С одной стороны, нам обычно известно, излагал ли автор данное мнение убежденно или же неубежденно; одного знания его профессии здесь еще недостаточно, ибо, например, многие ученые пишут сейчас фантастические произведения, сам Шопенгауэр писал тексты (например, стихотворные), которым не придавал знака убежденности, так что необходимо разбираться в том, следует ли предубежденность приписывать конкретному высказыванию, а не всему комплексу произведений какого-либо автора.
С другой стороны, если б даже некий автор произвел на свет нечто, по его мнению, чисто фантастическое, но при этом его произведение сочли бы нефантастическим, то благодаря укоренению в культуре именно такого мнения подобное высказывание уже будет считаться не фантазией, а метафизической системой, философской концепцией, новым изложением истин некой религии и т. п.
На такой дихотомии, которая «серьезные фантазии» именует метафизическими утверждениями, а фантазии несерьезные — формой игры, забавы, например, в литературе также выявляется дифференциация веры религиозной, исповедуемой в данный момент, и веры такой, у которой нет последователей обычно уже очень давно. Так, греческую мифологию мы считаем некой «фантазией», просто торжественно облагороженной почтенным происхождением, а также долговременностью ее культурной передачи меж поколениями. В то же время даже самый ярый материалист скорее всего не станет утверждать, что-де христианство — такая же фантазия, как, например, история о Минотавре. А ведь с чисто эмпирических позиций это точно такая же фантазия, однако подобную позицию чисто эмпирически отождествлять с культурой невозможно. То, что постоянно функционирует в культуре, если хотя бы частично снабжено знаком убежденности, не может быть отнесено к фантазии. И уже в этом вся разница между ересью, у которой были реальные приверженцы, и «ересью», придуманной Борхесом (в отношении Иисуса и Иуды).

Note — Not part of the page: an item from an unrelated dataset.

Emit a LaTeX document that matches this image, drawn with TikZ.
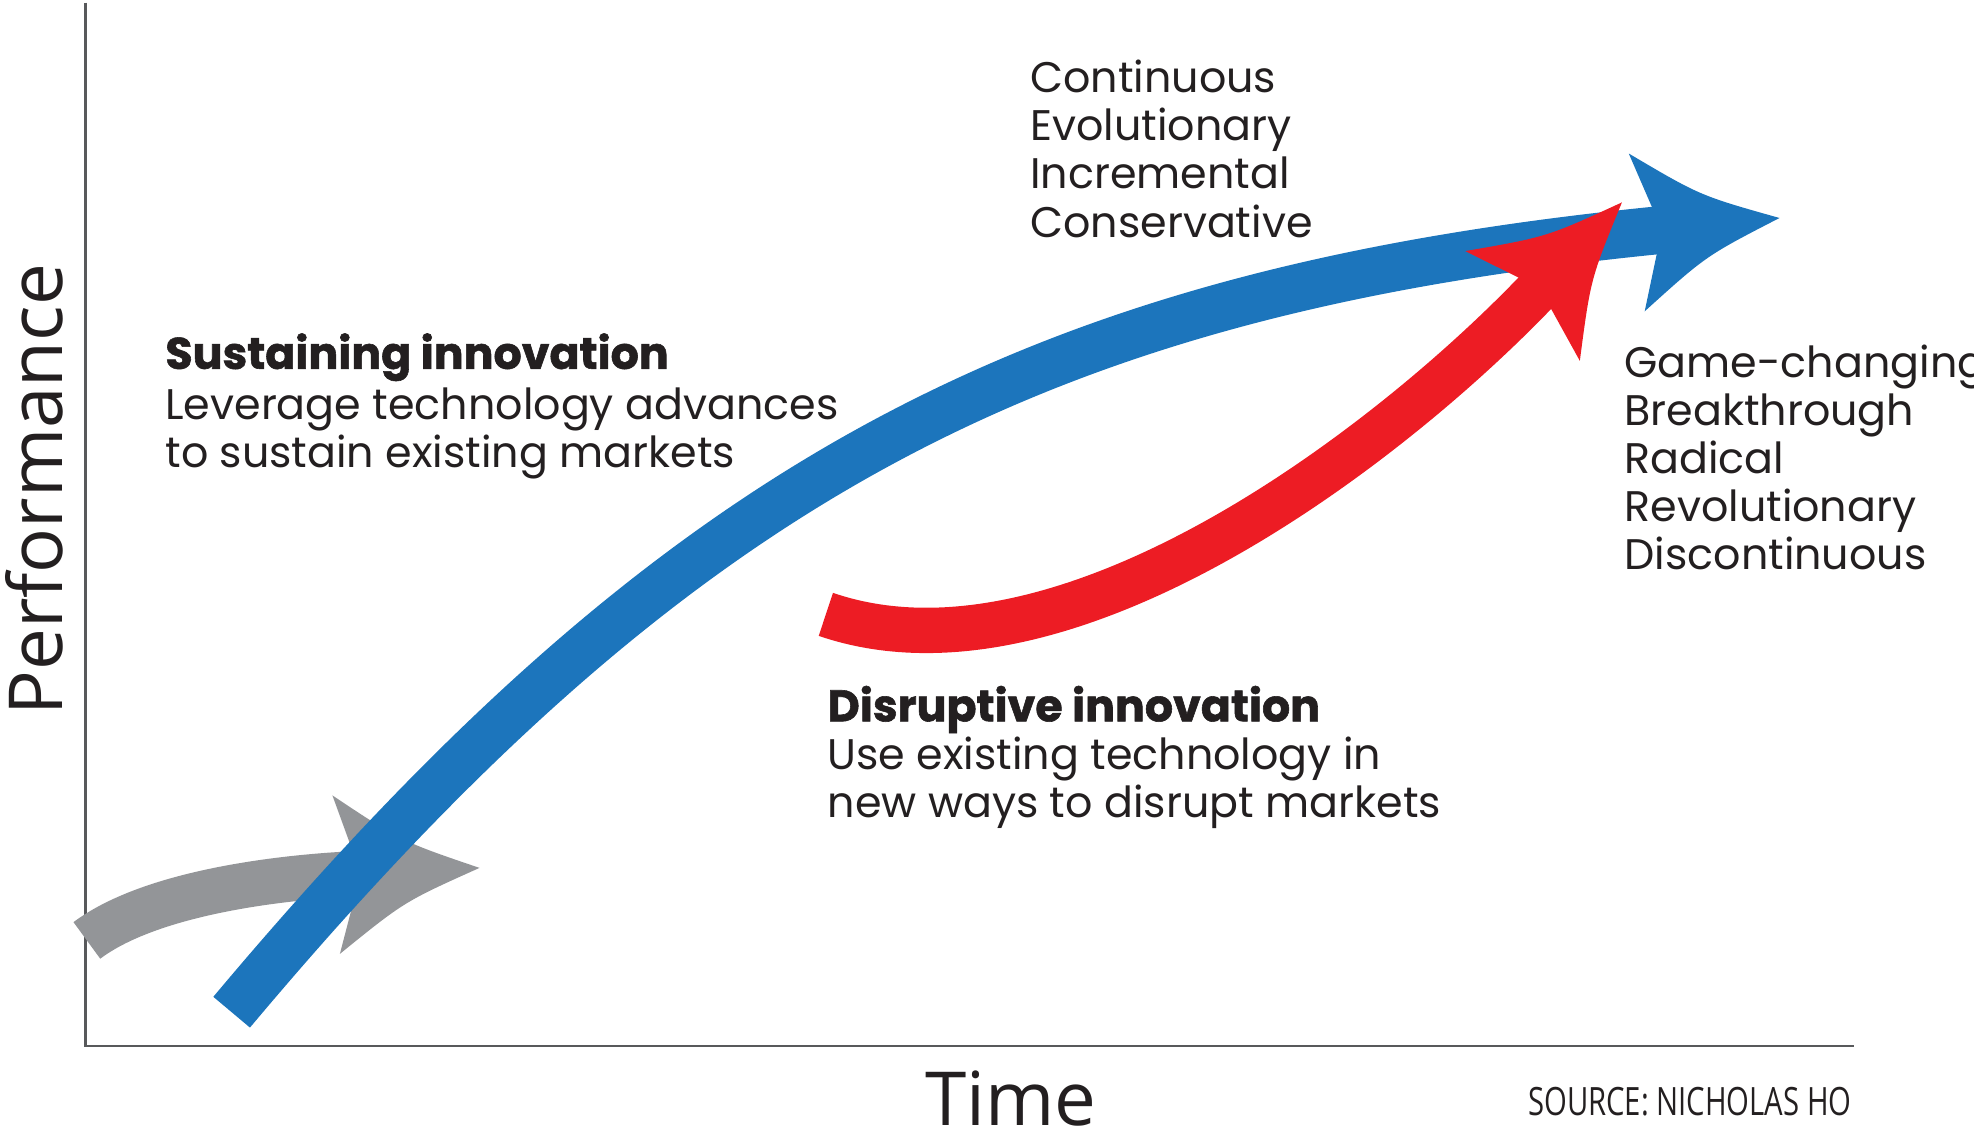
\documentclass[tikz,border=0pt]{standalone}
\usepackage{fontspec}
\usepackage{graphicx}
\setmainfont{Poppins}
\newfontfamily\heavyfont{Poppins}[FakeBold=1.3]
\newfontfamily\labelfont{Open Sans}
\definecolor{sblue}{HTML}{1C75BC}
\definecolor{sred}{HTML}{ED1C24}
\definecolor{sgray}{HTML}{939598}
\definecolor{axisc}{HTML}{58595B}
\definecolor{txt}{HTML}{231F20}
% arrow head: colour, base x, base y, canvas angle, notch half width
\newcommand{\ArrowHead}[5]{%
  \fill[#1, shift={(#2,#3)}, rotate=#4]
    (-2,-#5) -- (-16,-63) .. controls (37,-24) .. (98,0)
    .. controls (37,24) .. (-16,63) -- (-2,#5) -- cycle;}
\begin{document}
\begin{tikzpicture}[x=0.5pt,y=-0.5pt,
  body/.style={font=\fontsize{17}{20}\selectfont, text=txt, anchor=base west, inner sep=0pt},
  heading/.style={font=\heavyfont\fontsize{17.6}{20}\selectfont\bfseries, text=txt, anchor=base west, inner sep=0pt},
  axislabel/.style={font=\labelfont\fontsize{29.6}{32}\selectfont, text=txt, inner sep=0pt},
  axisline/.style={draw=axisc, line width=1pt},
  shaft/.style={line cap=butt}]
\useasboundingbox (0,0) rectangle (1568,899);

% axes
\coordinate (ytop) at (68,2);
\coordinate (origin) at (68,831);
\coordinate (xend) at (1473,831);
\draw[axisline] (ytop) -- (origin) -- (xend);

% grey arrow
\coordinate (g0) at (69,747);
\coordinate (gb) at (283,694);
\draw[shaft, sgray, line width=18pt] (g0) .. controls (117,711) and (213,697.3) .. (gb);
\ArrowHead{sgray}{283}{694}{2.7}{18}

% blue arrow
\coordinate (b0) at (184,804);
\coordinate (bb) at (1316,183);
\draw[shaft, sblue, line width=19pt] (b0) .. controls (538,382) and (818.5,233) .. (bb);
\ArrowHead{sblue}{1316}{183}{5.77}{19}

% red arrow
\coordinate (r0) at (656,488);
\coordinate (rb) at (1220.5,231.5);
\draw[shaft, sred, line width=18pt] (r0) .. controls (845,553) and (1102.9,354.3) .. (rb);
\ArrowHead{sred}{1220.5}{231.5}{46.2}{18}

% texts
\node[body] (c1) at (818,73.5) {Continuous};
\node[body] (c2) at (818,111.8) {Evolutionary};
\node[body] (c3) at (818,150.1) {Incremental};
\node[body] (c4) at (818,188.5) {Conservative};

\node[heading] (s0) at (131,293) {Sustaining innovation};
\node[body] (s1) at (131,333) {Leverage technology advances};
\node[body] (s2) at (131,371) {to sustain existing markets};

\node[heading] (d0) at (657,573) {Disruptive innovation};
\node[body] (d1) at (657,611.5) {Use existing technology in};
\node[body] (d2) at (657,649.5) {new ways to disrupt markets};

\node[body] (k1) at (1290,299.5) {Game-changing};
\node[body] (k2) at (1290,337.7) {Breakthrough};
\node[body] (k3) at (1290,376) {Radical};
\node[body] (k4) at (1290,414.2) {Revolutionary};
\node[body] (k5) at (1290,452.5) {Discontinuous};

\node[axislabel, anchor=base] (time) at (803,894) {Time};
\node[axislabel, anchor=base, rotate=90] (perf) at (50,389) {Performance};
\node[anchor=base east, inner sep=0pt, text=txt] (src) at (1471,886)
  {\scalebox{0.75}[1]{\labelfont\fontsize{15.5}{16}\selectfont SOURCE: NICHOLAS HO}};
\end{tikzpicture}
\end{document}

Утверждение, будто бы Спасителем был Иуда, — чистейшая фантазия уже потому, что история религиозной ереси христианства не знает ни одной секты, ни одного теолога, ни одного мыслителя, который всерьез высказал бы такую мысль. Однако в случае, если б таковой сыскался, перед нами, естественно, была бы уже не просто литературная фантазия, а серьезное метафизическое высказывание. И наоборот: если б никогда не существовал Шопенгауэр, а Борхес придумал бы концепцию «мира, как воли и воображения» и вложил бы ее в уста им же придуманного философа, то мы не сочли бы такую систему вкладом в философскую мысль, а считали бы просто результатом литературной, развлекательной, фантастической изобретательности.